As Luongo is no longer the man in Vancouver, the Canucks were looking for a trade partner who would take him off their hands and off their payroll.
Luongo is scheduled to make $6.7 million (prorated) this season and that same amount for the following five years. He also has an additional four years under contract after that (source: CapGeek.com).
The Canucks want to go with Cory Schneider in net, so the shopping of Luongo resumes, now that the lockout is (all but) history.
Let's power rank the realistic potential trade partners.
Chicago Blackhawks fans are very familiar with Roberto Luongo.
The Canucks met the Hawks in three straight playoffs from 2009 through 2011, and Luongo played a pivotal role.
Luongo was on the losing end of two of those playoff series and appeared to have a problem solving Hawks shooters. However, the Hawks don't have the ideal goaltending situation.
Corey Crawford is a decent goaltender, but there is every reason to believe he is not a No. 1 goaltender in the NHL. The presence of Luongo could be an upgrade for the Hawks.

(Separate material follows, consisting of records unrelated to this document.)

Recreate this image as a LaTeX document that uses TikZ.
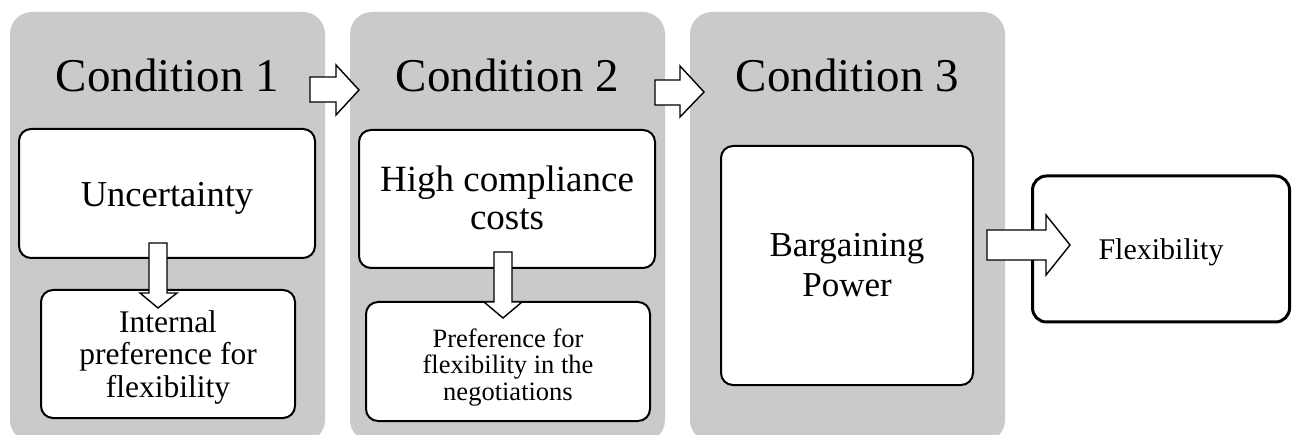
\documentclass[tikz,border=0pt]{standalone}
\usepackage{fontspec}
\setmainfont{Liberation Serif}
\definecolor{panelgray}{RGB}{202,202,202}
\newcommand{\mlines}[2]{\vtop{\baselineskip=#1\relax\lineskiplimit=-20pt\relax\halign{\hfil##\hfil\cr#2\crcr}}}
\tikzset{
  panel/.style={fill=panelgray, draw=none, rounded corners=22pt},
  wbox/.style={draw=black, fill=white, line width=2pt, rounded corners=12pt, inner sep=0pt},
  fbox/.style={draw=black, fill=white, line width=3pt, rounded corners=14pt, inner sep=0pt},
  barrow/.style={draw=black, fill=white, line width=1.4pt, line join=miter},
  lbl/.style={anchor=base, inner sep=0pt, text=black},
}
\begin{document}
\begin{tikzpicture}[x=1pt,y=-1pt]
\useasboundingbox (0,0) rectangle (1292,435);
\begin{scope}
\clip (0,0) rectangle (1292,435);
% panels
\path[panel] (10,12) rectangle (325,442);
\path[panel] (350,12) rectangle (665,442);
\path[panel] (690,12) rectangle (1005,442);
\end{scope}
% boxes
\node[wbox, minimum width=296pt, minimum height=129pt] (unc) at (167,193.5) {};
\node[wbox, minimum width=254pt, minimum height=128pt] (ipf) at (168,354) {};
\node[wbox, minimum width=296pt, minimum height=138pt] (hcc) at (507,199) {};
\node[wbox, minimum width=284pt, minimum height=119pt] (pfn) at (508,361.5) {};
\node[wbox, minimum width=252pt, minimum height=239pt] (bp) at (847,265.5) {};
\node[fbox, minimum width=257pt, minimum height=146pt] (flex) at (1161,249) {};
% block arrows
\draw[barrow] (310,77) -- (336,77) -- (336,65) -- (359,90) -- (336,115) -- (336,102) -- (310,102) -- cycle;
\draw[barrow] (655,80) -- (680,80) -- (680,66) -- (704,92) -- (680,117) -- (680,105) -- (655,105) -- cycle;
\draw[barrow] (149,243) -- (167,243) -- (167,293) -- (177,293) -- (158,308) -- (140,293) -- (149,293) -- cycle;
\draw[barrow] (494,252) -- (512,252) -- (512,302) -- (522,302) -- (503,318) -- (484,302) -- (494,302) -- cycle;
\draw[barrow] (987,230) -- (1046,230) -- (1046,215) -- (1070,245) -- (1046,275) -- (1046,260) -- (987,260) -- cycle;
% texts
\node[lbl, font=\fontsize{47}{50}\selectfont] (c1) at (167.5,92) {Condition 1};
\node[lbl, font=\fontsize{47}{50}\selectfont] (c2) at (507.5,92) {Condition 2};
\node[lbl, font=\fontsize{47}{50}\selectfont] (c3) at (847.5,92) {Condition 3};
\node[lbl, font=\fontsize{36.5}{40}\selectfont] (tunc) at (167,207) {Uncertainty};
\node[lbl, font=\fontsize{31.5}{33}\selectfont] (tipf) at (168,332) {\mlines{32.5pt}{Internal\cr preference for\cr flexibility}};
\node[lbl, font=\fontsize{37}{38}\selectfont] (thcc) at (507,192) {\mlines{38pt}{High compliance\cr costs}};
\node[lbl, font=\fontsize{26.5}{26.5}\selectfont] (tpfn) at (508,347) {\mlines{26.5pt}{Preference for\cr flexibility in the\cr negotiations}};
\node[lbl, font=\fontsize{35}{40}\selectfont] (tbp) at (847,257) {\mlines{39.5pt}{Bargaining\cr Power}};
\node[lbl, font=\fontsize{30}{32}\selectfont] (tflex) at (1161,260) {Flexibility};
\end{tikzpicture}
\end{document}
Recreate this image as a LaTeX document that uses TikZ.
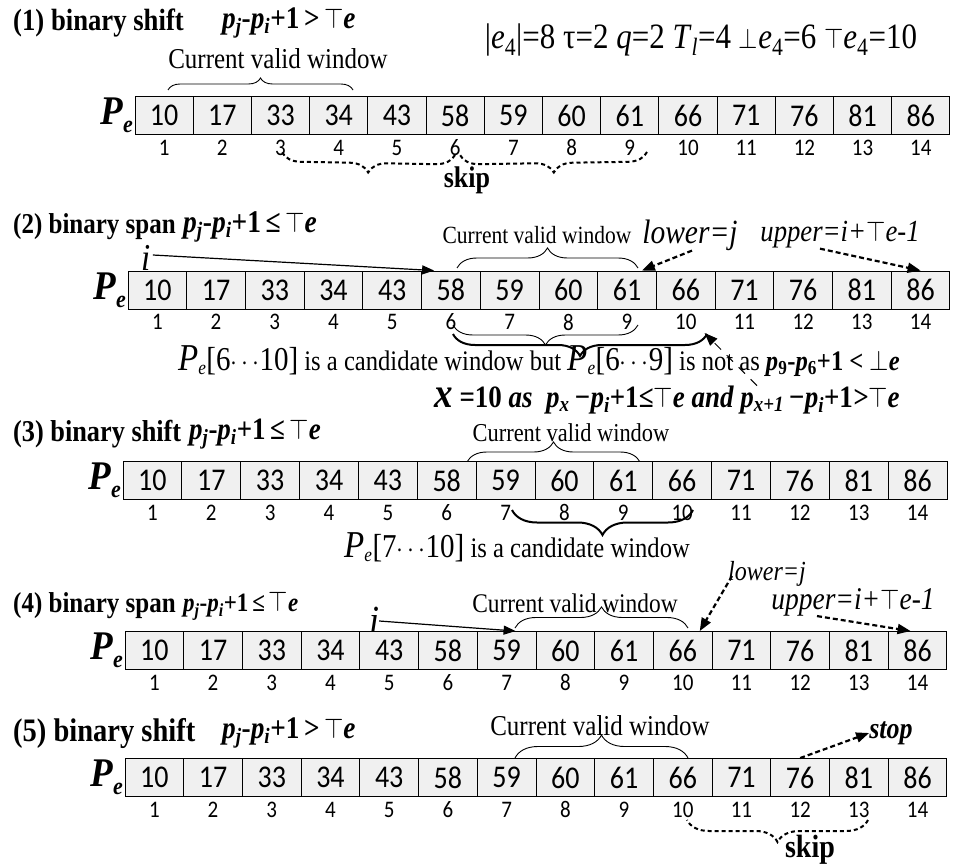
\documentclass[tikz,border=0pt]{standalone}
\usepackage{fontspec}
\usepackage{graphicx}
\setmainfont{Liberation Serif}
\newfontfamily\calfont{Carlito}
\usetikzlibrary{decorations.pathreplacing,arrows.meta,calc}
\pgfdeclarelayer{bg}
\pgfsetlayers{bg,main}
\newcommand\fs[1]{\fontsize{#1}{#1}\selectfont}
\newcommand\Tp{$\top$}
\newcommand\Bt{$\bot$}
\newcommand\cnd[1]{\textbf{\textit{p}\textsubscript{\textit{j}}-\textit{p}\textsubscript{\textit{i}}+1\,#1\,}\Tp\textbf{\textit{e}}}
\newcommand\Pe{{\fs{37}\bfseries\itshape P}\raisebox{-7pt}{\fs{22}\bfseries\itshape e}}
\newcommand\parray[4]{%
 \foreach \v [count=\k] in {10,17,33,34,43,58,59,60,61,66,71,76,81,86}{%
  \node[cell,minimum width=#4pt] (#1c\k) at ({#2+(\k-0.5)*#4},#3) {\scalebox{1}[1.13]{\v}};
  \node[idx] (#1i\k) at ({#2+(\k-0.5)*#4},#3+32) {\k};
 }
 \node[anchor=east,inner sep=0pt,yscale=1.1] (#1p) at (#2-2,#3) {\Pe};
}
\begin{document}
\begin{tikzpicture}[x=1pt,y=-1pt,
  cell/.style={draw,line width=0.9pt,fill=black!6,minimum height=38pt,inner sep=0pt,font=\calfont\fs{28}},
  idx/.style={inner sep=0pt,yscale=1.13,font=\calfont\fs{21}},
  head/.style={anchor=west,inner sep=0pt,yscale=1.15,font=\bfseries\fs{26}},
  txt/.style={inner sep=0pt,yscale=1.15},
  brup/.style={decorate,decoration={brace,amplitude=#1},line width=0.9pt},
  brthick/.style={decorate,decoration={brace,amplitude=#1},line width=2pt},
  skipbr/.style={decorate,decoration={brace,amplitude=#1},line width=2pt,dash pattern=on 4pt off 3pt},
  solarr/.style={-{Triangle[length=12pt,width=9pt]},line width=1.2pt},
  dotarr/.style={-{Triangle[length=13pt,width=10pt]},line width=2.2pt,dash pattern=on 5pt off 3pt},
  longdash/.style={line width=1pt,dash pattern=on 9pt off 8pt},
  skiplab/.style={inner sep=0pt,yscale=1.15,font=\bfseries\fs{26}}
]
\fill[white] (0,0) rectangle (978,864);
\useasboundingbox (0,0) rectangle (978,864);

% ---------------- (1)
\node[head,font=\bfseries\fs{26.7}] (h1) at (13,23) {(1) binary shift};
\node[head,font=\bfseries\fs{27.3}] (f1) at (222,23) {\cnd{>}};
\node[txt] (par) at (701,40) {\fs{31}|\textit{e}\textsubscript{4}|=8 τ=2 \textit{q}=2 \textit{T}\textsubscript{\textit{l}}=4 \Bt\textit{e}\textsubscript{4}=6 \Tp\textit{e}\textsubscript{4}=10};
\node[txt,font=\fs{25}] (cv1) at (278,59) {Current valid window};
\draw[brup=12] (168,90) -- (353,90);
\parray{r1}{135}{115.5}{58.21}
\draw[skipbr=19] (455,155) -- (282,152);
\draw[skipbr=19] (647,152) -- (460,155);
\node[skiplab] (skip1) at (467,180) {skip};

% ---------------- (2)
\node[head,font=\bfseries\fs{25}] (h2) at (13,227) {(2) binary span};
\node[head,font=\bfseries\fs{27.5}] (f2) at (183,227) {\cnd{≤}};
\node[txt,font=\fs{33}\itshape] (i2) at (146,258) {i};
\node[txt,font=\fs{21.5}] (cv2) at (537,235) {Current valid window};
\node[txt,font=\fs{29.5}\itshape] (lo2) at (690,235) {lower=j};
\node[txt,font=\fs{26.7}\itshape] (up2) at (840,235) {upper=i+\Tp e-1};
\draw[brup=20] (457,268) -- (638,268);
\parray{r2}{128}{290}{58.71}
\draw[solarr] ($(i2.east)+(2,-3)$) -- ($(r2c6.north west)+(13,0)$);
\draw[dotarr] ($(lo2.south)+(2,0)$) -- ($(r2c9.north east)+(-15,0)$);
\draw[dotarr] ($(up2.south)+(-20,0)$) -- (r2c14.north);
\draw[brup=20] (638,325) -- (453,325);
\draw[brthick=22] (707,334) -- (453,334);
\node[txt] (t2) at (539,361) {\fs{24.6}{\fs{33}\itshape P}\textsubscript{\itshape e}{\fs{29}[6$\cdots$10]} is a candidate window but {\fs{33}\itshape P}\textsubscript{\itshape e}{\fs{29}[6$\cdots$9]} is not as \textbf{\textit{p}\textsubscript{9}-\textit{p}\textsubscript{6}+1 <} \Bt\textbf{\textit{e}}};
\node[txt] (xt) at (667,400) {\fs{27}\bfseries\itshape {\fs{37}x} \textup{=10} as\ \ p\textsubscript{x}\,−p\textsubscript{i}\textup{+1}≤\Tp e and p\textsubscript{x+1}\,−p\textsubscript{i}\textup{+1}>\Tp e};
\draw[longdash,-{Triangle[length=13pt,width=10pt]}] ($(xt.north)+(90,0)$) -- ($(r2i10.south east)+(8,3)$);

% ---------------- (3)
\node[head,font=\bfseries\fs{26.3}] (h3) at (13,434) {(3) binary shift};
\node[head,font=\bfseries\fs{27}] (f3) at (189,434) {\cnd{≤}};
\node[txt,font=\fs{22.4}] (cv3) at (571,433) {Current valid window};
\draw[brup=20] (467,462) -- (640,462);
\parray{r3}{123}{480.5}{58.86}
\draw[brthick=25] (693,510) -- (512,510);
\node[txt] (t3) at (517,547) {\fs{24.6}{\fs{33}\itshape P}\textsubscript{\itshape e}{\fs{29}[7$\cdots$10]} is a candidate window};

% ---------------- (4)
\node[head,font=\bfseries\fs{25}] (h4) at (13,606) {(4) binary span};
\node[head,font=\bfseries\fs{23}] (f4) at (183,606) {\cnd{≤}};
\node[txt,font=\fs{36}\itshape] (i4) at (374,621) {i};
\node[txt,font=\fs{23.4}] (cv4) at (575,603) {Current valid window};
\node[txt,font=\fs{24}\itshape] (lo4) at (767,574) {lower=j};
\node[txt,font=\fs{27.5}\itshape] (up4) at (853,602) {upper=i+\Tp e-1};
\draw[brup=21] (515,628) -- (688,628);
\parray{r4}{125}{650.5}{58.71}
\draw[solarr] (i4.east) -- ($(r4c7.north)+(9,0)$);
\draw[dotarr] ($(lo4.west)+(4,2)$) -- ($(r4c10.north)+(17,0)$);
\draw[dotarr] ($(up4.south)+(-36,0)$) -- ($(r4c14.north)+(-7,0)$);
\begin{pgfonlayer}{bg}
\draw[longdash,-{Triangle[length=13pt,width=10pt]}] ($(xt.south)+(82,0)$) -- ($(r4c10.north)+(10,0)$);
\end{pgfonlayer}

% ---------------- (5)
\node[head,font=\bfseries\fs{28.5}] (h5) at (13,733) {(5) binary shift};
\node[head,font=\bfseries\fs{27.3}] (f5) at (222,733) {\cnd{>}};
\node[txt,font=\fs{25}] (cv5) at (600,726) {Current valid window};
\draw[brup=23] (515,758) -- (688,758);
\node[txt,font=\fs{26}\bfseries\itshape] (stop) at (891,733) {stop};
\parray{r5}{125}{777.5}{58.71}
\draw[dotarr] (r5c12.north) -- (stop.west);
\draw[skipbr=22] (868,820) -- (687,820);
\node[skiplab,font=\bfseries\fs{28}] (skip5) at (810,850) {skip};
\end{tikzpicture}
\end{document}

However, it's still a long shot for the indecisive Chicago general manager Stan Bowman to complete the deal.
One of the issues with playing in Vancouver is pressure.
There's no getting around it. If you play for the Canucks, you are playing for one of the NHL's best teams and a perennial Stanley Cup contender. The pressure to produce is significant, and that's not about to change any time soon.
Luongo has not always responded well to that pressure. Past playoff performances vs. Chicago and Boston are indicative of how he has responded to pressure.
If he wants to go to a city without pressure, Columbus would be the spot for him.
The Blue Jackets have made the playoffs once in their history. He would just be a man doing a job in Columbus, and the pressure would be insignificant in that college football mecca.
The Flyers have Ilya Bryzgalov in goal, and while he had an up-and-down season in 2011-12, there is still every reason to think he can do the job.
However, the Flyers surfaced as a possible trade partner with the Canucks when Canadian reporter Enrico Ciccone tweeted that sources told him the Flyers were interested in the enigmatic goalie.
While other reporters also confirmed the interest, Philly.com's Frank Servalli spoke with Flyers general manager Paul Holmgren, who laughed at the idea.
The Florida Panthers may be the preferred destination for Roberto Luongo.
Luongo played with the Panthers from 2000 through 2006. His wife is from Florida, and the Panthers are in need of an upgrade in their goaltending.
Luongo would be an upgrade for the Panthers, and playing in the sunbelt would be a less pressure-packed destination for the goalie.
Luongo is willing to be traded to the Panthers and has been since June, according to the FourthPeriod.com.
The Toronto Maple Leafs have been on the top of the Roberto Luongo list since rumors first surfaced in 2012 that the goalie would be traded.
The reasons are obvious. The Maple Leafs have not made the playoffs even once during the salary-cap era, and the goaltending has largely been abominable.
Luongo has his issues, but he has a lifetime 2.52 goals against average, a .919 save percentage and 60 shutouts.
When the Leafs fired Brian Burke on January 9 (source: NHL.com), Sportsnet.ca's panel of hockey analysts (above) surmised that one of the key reasons for Burke's dismissal was his lack of enthusiasm for acquiring Luongo, while the rest of the Toronto brass wanted him.
The Leafs could make a big push for Luongo as soon as trade restrictions are lifted.